BANGKOK Aug 21 On a sweltering Saturday night
in Bangkok's Patpong entertainment district, a group of men
spill out of a neon-lit bar blasting dance music. Among them is
Aashif Hassan and his long-term partner, both visitors from
"We're celebrating tonight. Where we're from, it's illegal
to be gay. Here we feel liberated," said Hassan.
Known for its laissez-faire attitude, Thailand has
positioned itself as a holiday destination for gay couples and
could soon be cashing in on another niche market if a proposed
law makes it the first Asian country to legalise gay marriage.
Other Southeast Asian countries such as Myanmar, Malaysia,
Singapore and Brunei ban sexual relationships between men, but
Thailand has become a regional haven for same-sex couples.
A civil partnership law in the works aims to give lesbian,
gay, bisexual and transgender (LGBT) couples the same rights as
heterosexuals. One lawmaker sees it passing by next year.

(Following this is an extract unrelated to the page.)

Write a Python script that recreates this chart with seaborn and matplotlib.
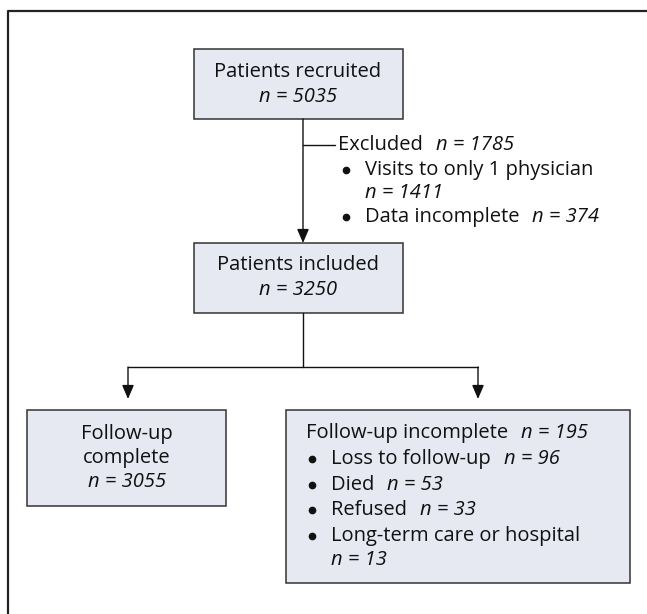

Same-sex unions are not currently recognised under Thai law,
which defines marriage as between a man and a woman. That stops
gay couples applying for joint bank loans or medical insurance.
In 2012, a group of lawmakers and LGBT activists formed a
committee to draft legislation recognising same-sex couples. But
critics of the law say it will not give a level playing field
because it raises the age of consent to 20 from 17 for
homosexual couples. For heterosexuals it is 17.

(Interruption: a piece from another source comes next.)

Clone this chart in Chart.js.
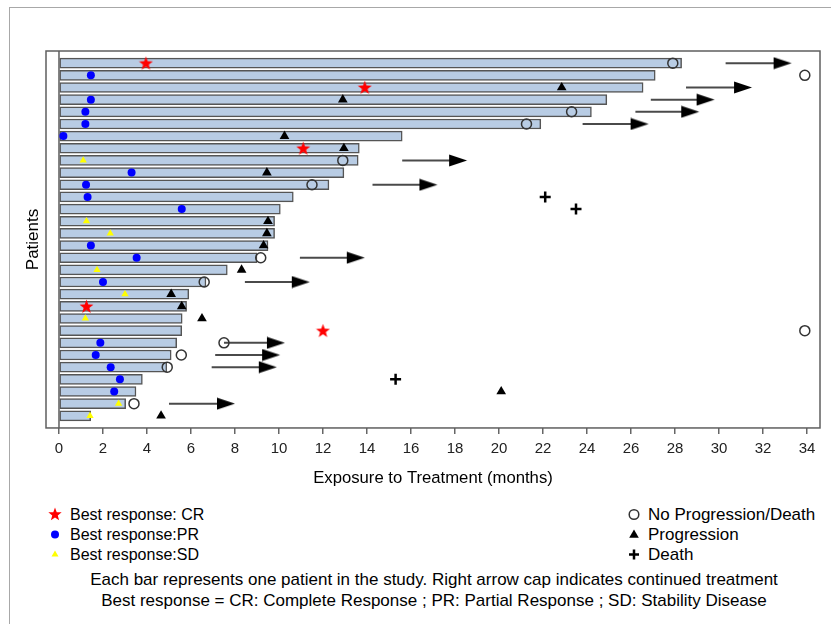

Rights activists have another problem: the law would force
transgenders to register their birth gender on their marriage
certificate. Thai law makes it impossible for people to change
their gender on a national identification document.
Beyond legal aspects, some wonder whether Thailand, quite
conservative in many ways, is really ready to blaze this trail.
Homosexuality was decriminalised in 1956 but considered a
mental illness as recently as 2002. Many Thai Buddhists believe
homosexuality is a punishment for sins committed in a past life.
In one notorious case in 2011, Nurisan Chedurame, 24, was
found dead on her village rubbish dump with her head smashed in.
Local media quoted police as saying her involvement with another
woman was the reason she was murdered.
That same year, two women thought to have been in a sexual
relationship were shot in a rice field outside Bangkok.
A worrying pattern of violent crimes prompted the
International Gay and Lesbian Human Rights Commission to write
to the Thai government in 2012 demanding that police stop
dismissing gender-based violence as crimes of passion.
Anjana Suvarnanda, a co-founder of the Anjaree Group, an
LGBT rights group, said violence towards lesbians was often
blamed on the victims. Many turn to mainstream social networking
sites like Facebook to air their grievances.
"Our inbox is overflowing with messages from women whose
parents are pressuring them to marry men," said Anjana.
Thai film and television has no shortage of LGBT stars. But
Prempreeda Pramoj Na Ayutthaya, a transgender rights activist
and programme officer at UNESCO, the United Nations' cultural
agency, in Bangkok, said acceptance is often superficial.
"The entertainment industry accepts us with open arms
because we poke fun at ourselves and make people laugh. But if
we want to be taken seriously in a field like medicine we are
not afforded the same courtesy," Prempreeda told Reuters.
Her friends will hesitate to back the draft bill, she said,
because they do not want to be identified by their birth gender.
Wiratana Kalayasiri, an opposition lawmaker pushing the
civil union bill, said getting it on the agenda was tough as
most members of parliament have conservative views on the issue.
"At first they bad-mouthed me and wondered if I would be
struck by lightning for backing this," he said.
But many now see the merits of appealing to LGBT voters, he
said, predicting the bill would pass in "less than a year".
Rights activist Anjana believes there is no time to waste.
When her friend collapsed and fell into a coma, it took
hours for staff at a Bangkok hospital to attend to her.
"They insisted her husband sign the medical release form.
Her partner is a woman, but the nurses refused to acknowledge
this," said Anjana. "We urgently need the law to protect us. The
rest, including less societal pressure, will follow."